LOS ANGELES — According to the Los Angeles Times, Beverly Hills auto dealership mogul Hooman Nissani has been ordered to pay $2.4 million in back wages and penalties in the largest wage-theft case the state of California has ever brought against a carwash company.
The California labor commissioner said Nissani’s Playa Vista Car Wash in Culver City paid workers less than the legal minimum wage; denied overtime pay, despite employees working up to 10 hours a day, sometimes seven days a week; and falsified time cards, the article continued.
Nissani and Keyvan Shamshoni, the carwash’s general manager, also required the employees to report to an alley near the carwash half an hour before opening, and those not selected to work were sent home without being paid for the waiting time, the article noted.
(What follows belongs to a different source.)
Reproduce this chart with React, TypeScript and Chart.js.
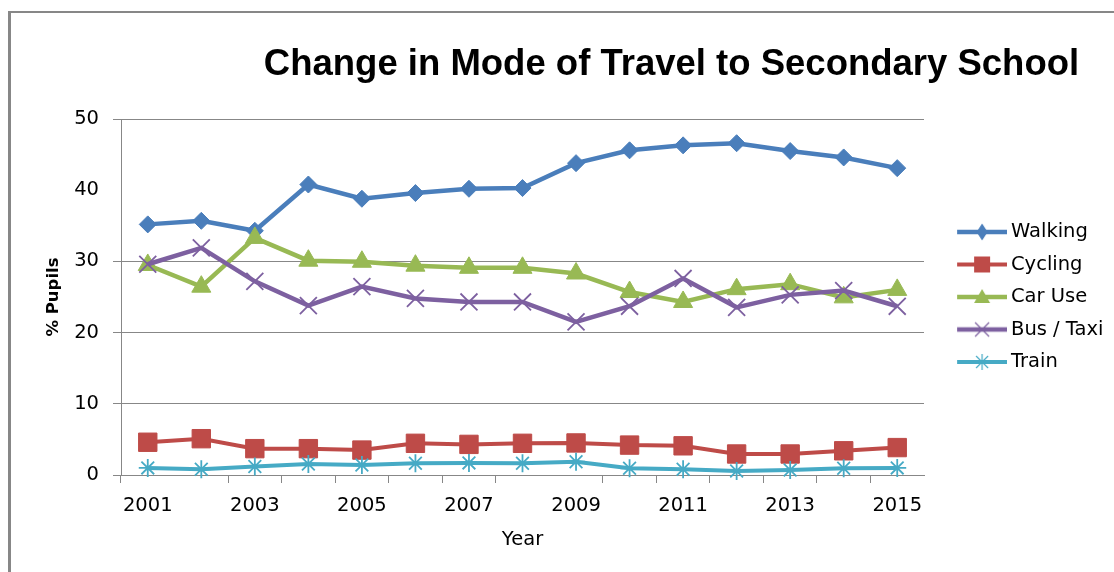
import React, { useEffect, useRef } from 'react';
import { Chart, registerables } from 'chart.js';

Chart.register(...registerables);

const TITLE = 'Change in Mode of Travel to Secondary School';
const X_TITLE = 'Year';
const Y_TITLE = '% Pupils';

const years = ['2001', '2002', '2003', '2004', '2005', '2006', '2007', '2008', '2009', '2010', '2011', '2012', '2013', '2014', '2015'];
const seriesNames = ['Walking', 'Cycling', 'Car Use', 'Bus / Taxi', 'Train'];

const walking = [35.2, 35.7, 34.3, 40.8, 38.8, 39.6, 40.2, 40.3, 43.8, 45.6, 46.3, 46.6, 45.5, 44.6, 43.1];
const cycling = [4.6, 5.1, 3.7, 3.7, 3.5, 4.45, 4.3, 4.45, 4.5, 4.2, 4.1, 2.95, 2.95, 3.4, 3.85];
const carUse = [29.5, 26.45, 33.3, 30.1, 29.95, 29.4, 29.1, 29.1, 28.3, 25.7, 24.3, 26.1, 26.8, 24.95, 26.0];
const busTaxi = [29.6, 31.9, 27.2, 23.8, 26.45, 24.8, 24.3, 24.3, 21.5, 23.7, 27.6, 23.55, 25.3, 25.9, 23.7];
const train = [1.0, 0.8, 1.2, 1.55, 1.4, 1.65, 1.7, 1.65, 1.87, 0.94, 0.8, 0.56, 0.7, 0.94, 1.0];

const yMin = 0;
const yMax = 50;
const yStep = 10;

const seriesValues = [walking, cycling, carUse, busTaxi, train];
const seriesColors = ['#4A7EBB', '#BE4B48', '#98B954', '#7D60A0', '#46AAC5'];
const markerStyles = ['rectRot', 'rect', 'triangle', 'crossRot', 'star'];
const markerRadii = [8.5, 13, 11, 12, 9];
const lineWidths = [4.5, 4, 4.5, 4.5, 4];

const GRID = '#878787';
const CLEAR = 'rgba(0,0,0,0)';
const FONT = '"DejaVu Sans", "Noto Sans", sans-serif';

function makeIcon(color: string, style: string, lw: number): HTMLCanvasElement {
  const c = document.createElement('canvas');
  c.width = 76;
  c.height = 20;
  const g = c.getContext('2d')!;
  const cy = 10;
  const cx = 51;
  g.strokeStyle = color;
  g.fillStyle = color;
  g.lineWidth = lw;
  g.beginPath();
  g.moveTo(26, cy);
  g.lineTo(76, cy);
  g.stroke();
  g.lineWidth = 1.2;
  g.beginPath();
  if (style === 'rectRot') {
    g.moveTo(cx, cy - 8.5);
    g.lineTo(cx + 5.5, cy);
    g.lineTo(cx, cy + 8.5);
    g.lineTo(cx - 5.5, cy);
    g.closePath();
    g.fill();
  } else if (style === 'rect') {
    g.rect(cx - 8, cy - 8, 16, 16);
    g.fill();
  } else if (style === 'triangle') {
    g.moveTo(cx, cy - 8);
    g.lineTo(cx + 8, cy + 6);
    g.lineTo(cx - 8, cy + 6);
    g.closePath();
    g.fill();
  } else if (style === 'crossRot') {
    g.moveTo(cx - 7, cy - 7);
    g.lineTo(cx + 7, cy + 7);
    g.moveTo(cx + 7, cy - 7);
    g.lineTo(cx - 7, cy + 7);
    g.stroke();
  } else {
    g.moveTo(cx, cy - 8);
    g.lineTo(cx, cy + 8);
    g.moveTo(cx - 6, cy - 6);
    g.lineTo(cx + 6, cy + 6);
    g.moveTo(cx + 6, cy - 6);
    g.lineTo(cx - 6, cy + 6);
    g.stroke();
  }
  return c;
}

const titlePlugin = {
  id: 'excelTitle',
  afterDraw(chart: any) {
    const ctx = chart.ctx;
    ctx.save();
    ctx.font = 'bold 36.5px "Liberation Sans", Arial, sans-serif';
    ctx.fillStyle = '#000';
    ctx.textAlign = 'center';
    ctx.textBaseline = 'alphabetic';
    ctx.fillText(TITLE, 671.5, 75);
    ctx.restore();
  },
};

const legendWidthPlugin = {
  id: 'legendWidth',
  beforeLayout(chart: any) {
    const lg = chart.legend;
    if (lg && !lg.__patched) {
      const orig = lg.fit;
      lg.fit = function (this: any) {
        orig.call(this);
        this.width = 190;
      };
      lg.__patched = true;
    }
  },
};

export default function App() {
  const ref = useRef<HTMLCanvasElement | null>(null);

  useEffect(() => {
    if (!ref.current) return;
    const icons = seriesNames.map((_, i) => makeIcon(seriesColors[i], markerStyles[i], lineWidths[i]));
    const datasets = seriesNames.map((name, i) => ({
      label: name,
      data: seriesValues[i],
      borderColor: seriesColors[i],
      backgroundColor: seriesColors[i],
      borderWidth: lineWidths[i],
      pointStyle: markerStyles[i],
      pointRadius: markerRadii[i],
      pointHoverRadius: markerRadii[i],
      pointBackgroundColor: seriesColors[i],
      pointBorderColor: seriesColors[i],
      pointBorderWidth: markerStyles[i] === 'crossRot' || markerStyles[i] === 'star' ? 1.8 : 1,
      tension: 0,
      fill: false,
      clip: false as any,
      order: seriesNames.length - i,
    }));

    const chart = new Chart(ref.current, {
      type: 'line',
      data: { labels: years, datasets },
      plugins: [titlePlugin, legendWidthPlugin],
      options: {
        responsive: false,
        animation: false,
        devicePixelRatio: 1,
        events: [],
        font: { family: FONT },
        color: '#000',
        layout: { padding: { left: 30, top: 119, right: 0, bottom: 0 } },
        scales: {
          x: {
            type: 'category',
            offset: true,
            grid: {
              display: true,
              drawOnChartArea: false,
              drawTicks: true,
              tickLength: 8,
              offset: true,
              lineWidth: 1,
              color: (c: any) => (c.type !== 'tick' || c.index === 1 || c.index === 8 ? CLEAR : GRID),
              tickColor: (c: any) => (c.type !== 'tick' || c.index === 1 || c.index === 8 ? CLEAR : GRID),
            },
            border: { display: true, color: GRID, width: 1 },
            ticks: {
              autoSkip: false,
              maxRotation: 0,
              minRotation: 0,
              padding: 11,
              color: '#000',
              font: { family: FONT, size: 19.5 },
              callback: (_v: any, i: number) => (i % 2 === 0 ? years[i] : ''),
            },
            title: {
              display: true,
              text: X_TITLE,
              color: '#000',
              font: { family: FONT, size: 19.5 },
              padding: { top: 0, bottom: 20 },
            },
            afterFit: (s: any) => {
              s.height = 97;
            },
          },
          y: {
            min: yMin,
            max: yMax,
            ticks: {
              stepSize: yStep,
              padding: 14,
              color: '#000',
              font: { family: FONT, size: 19.5 },
            },
            grid: {
              drawTicks: true,
              tickLength: 8,
              lineWidth: 1,
              color: (c: any) => (c.tick && c.tick.value === 40 ? CLEAR : GRID),
              tickColor: (c: any) => (c.tick && c.tick.value === 40 ? CLEAR : GRID),
            },
            border: { display: true, color: GRID, width: 1 },
            title: {
              display: true,
              text: Y_TITLE,
              color: '#000',
              font: { family: FONT, size: 16.5, weight: 'bold' },
              padding: { top: 14, bottom: 0 },
            },
            afterFit: (s: any) => {
              s.width = 91;
            },
          },
        },
        plugins: {
          title: { display: false },
          tooltip: { enabled: false },
          legend: {
            position: 'right',
            fullSize: false,
            labels: {
              usePointStyle: true,
              pointStyleWidth: 64.25,
              padding: 13,
              color: '#000',
              font: { family: FONT, size: 19.5 },
              generateLabels: (ch: any) => {
                const items = (Chart.defaults as any).plugins.legend.labels.generateLabels(ch);
                return items.map((it: any) => ({ ...it, pointStyle: icons[it.datasetIndex] }));
              },
              sort: (a: any, b: any) => a.datasetIndex - b.datasetIndex,
            },
          },
        },
      } as any,
    });
    return () => chart.destroy();
  }, []);

  return (
    <div style={{ position: 'absolute', left: 0, top: 0, width: 1114, height: 572, overflow: 'hidden', background: '#fff' }}>
      <div
        style={{
          position: 'absolute',
          left: 8,
          top: 11,
          width: 1300,
          height: 800,
          borderLeft: '3px solid #878787',
          borderTop: '2px solid #878787',
        }}
      />
      <canvas ref={ref} width={1114} height={572} style={{ position: 'absolute', left: 0, top: 0 }} />
    </div>
  );
}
Nissani, Shamshoni and the carwash company are jointly liable and must pay over $1.8 million in back wages, $516,000 in civil penalties and $19,000 that were deducted from workers’ paychecks for towels used at the carwash, the article added.
“Individuals acting on behalf of an employer to steal workers’ wages cannot hide behind corporate entities to avoid personal liability, all the while profiting at the expense of honest businesses that play by the rules,” California Labor Secretary Julie Su said.
According to the labor commissioner’s office, carwashes, along with construction firms, farms, restaurants, residential care homes and janitorial businesses, are among the types of companies in the state with the most flagrant violations of wage laws because they are all sectors with a heavy immigrant makeup, the article noted.
“There is often a language barrier,” said Daniel Yu, assistant chief of the commissioner’s enforcement bureau. “The workers fear losing their jobs if they file complaints. Bosses commonly threaten immigration retaliation if they don’t have [legal] status. But California laws protect all workers regardless of immigration status.”
Just last month, The Car Spa in Newport Beach and owner Colin Berger were accused of cheating 23 workers out of minimum wages, overtime, and meal and rest breaks over three years; they were ordered to pay fines and back wages totaling $1.1 million.
“We have definitely appealed the citation and are waiting for a hearing,” Berger said in an email. “We deny that we cheated anyone.”
Rola Alquza, owner of Commonwealth Car Wash in Fullerton, was also accused of denying workers minimum wages, overtime and meal breaks, and he was ordered to pay fines and back wages totaling $1.5 million, the article noted; he too has appealed.
Last year, Vahid David Delrahim, who owns some 100 carwashes and gas stations throughout Southern California, had to pay $4.2 million in a wage-theft case, the article reported.
The Community Labor Environmental Action Network (CLEAN), a small, Los Angeles-based nonprofit that helps carwash workers, brought the Playa Vista case to the labor commissioner’s attention, introducing the Spanish-speaking workers to investigators, the article stated.
Cases such as the Playa Vista Car Wash are “not uncommon,” said Andrea Gonzalez, Clean’s lead organizer. “Employers cheat workers out of their pay in many ways, whether by paying them low, daily rates or paying them by piece rates. In some cases, they are only paid through customer tips. We are holding them accountable.”